Ethiopian airlift to resume Wednesday; 3,000 immigrants expected this year

Operation Rock of Israel aims to reunite families, some of whom have been separated for decades. 

By Batya Jerenberg, World Israel News

After a delay of over half a year, Ethiopian aliyah to Israel will restart Wednesday with a flight of some 180 new immigrants, marking the first of a hopeful 3,000 who will come this year, Israel Hayom reported Thursday.

Aliyah and Integration Minister Pnina Tamano-Shata, an Ethiopian immigrant herself who had vowed since taking office to enable her countrymen to reunite with family members long in the country, was very pleased to share the news.

“I am happy that after months of long struggles, which included a budget struggle, a government decision and a victory in the High Court, immigration from Ethiopia is renewed,” she said. “This is a continuation of the journey to redress the injustice done to many families among Ethiopian Jews and as I promised I will not leave anyone behind.”

Family reunification is the big theme, as often only certain siblings, children or parents received permission to come to Israel from the authorities over the years, in what Ethiopian activists have decried as arbitrary decisions.

In one example featured in Israel Hayom, two siblings were allowed to emigrate 20 years ago, but their parents and seven other siblings have been waiting in Gondar ever since for the go-ahead. The parents, who have never seen their Israeli grandchildren, did not allow their other children to marry, due to the fear that if they had families, some would be left behind again at some future point.

The mission, dubbed Operation Rock of Israel, is taking place with the aid of the Jewish Agency for Israel, the International Fellowship of Christians and Jews, and other Israeli and American groups that are working closely with Tamano-Shata’s ministry to bring the Ethiopians in and then help them integrate into their new society.

Tamano-Shata and Jewish Agency acting chairman Yaakov Hagoel are flying to Addis Ababa Tuesday together with senior officials of the other organizations in order to be on the first flight. A second plane with some 160 immigrants is scheduled to arrive in Israel on Friday.

Israel’s cabinet had voted to proceed with the operation in November, but a petition to the High Court by the Center for Immigration Policy against the decision delayed its implementation. The petition was withdrawn in March after the state argued that “serious humanitarian reasons underlie” the government’s decision.

The Ethiopian government has been fighting a rebellion in the Tigray region of the country for the last year and a half that has sometimes spread to other parts of the country, including Amhara, where many of the Beta Israel still live. Although an uneasy truce has been in effect since March, there is concern that fighting could break out again.

Ethiopian Jewry’s somber Jerusalem Day

The timing of the first aliyah flight of 2022 is significant to the Ethiopian community, as the new immigrants will arrive the same week as the 28th of Iyyar, the Hebrew date of Jerusalem Day.

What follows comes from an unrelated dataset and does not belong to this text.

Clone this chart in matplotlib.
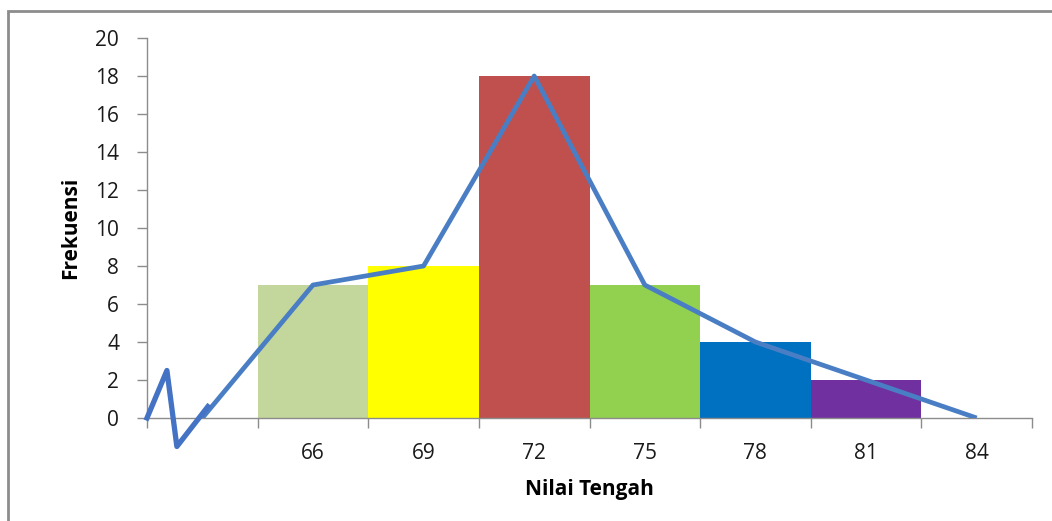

This is Israel’s official Memorial Day for some 4,000 Ethiopian Jews who died while trying to make their way to Israel from 1977-1990.

While joyous celebrations take place in the rest of the capital to commemorate the anniversary of the reunification of the city during the Six-Day War of 1967, the Ethiopian community marks Jerusalem Day in such a solemn way because Jerusalem was specifically their aim and dream for over a thousand years as they preserved their heritage in Africa.

Tens of thousands crossed Ethiopia on foot to Sudan on brutal journeys and were then smuggled to Israel by air or by sea by Israeli intelligence and IDF officers.

There is an annual state memorial ceremony in the capital’s Mount Herzl cemetery, attended by the prime minister, president, and other members of the government. Some 1,700 names of those who perished on their journey are engraved on a monument there, and each year, Ethiopians tell the stories of how some of their loved ones met their deaths while trying to reach Jerusalem.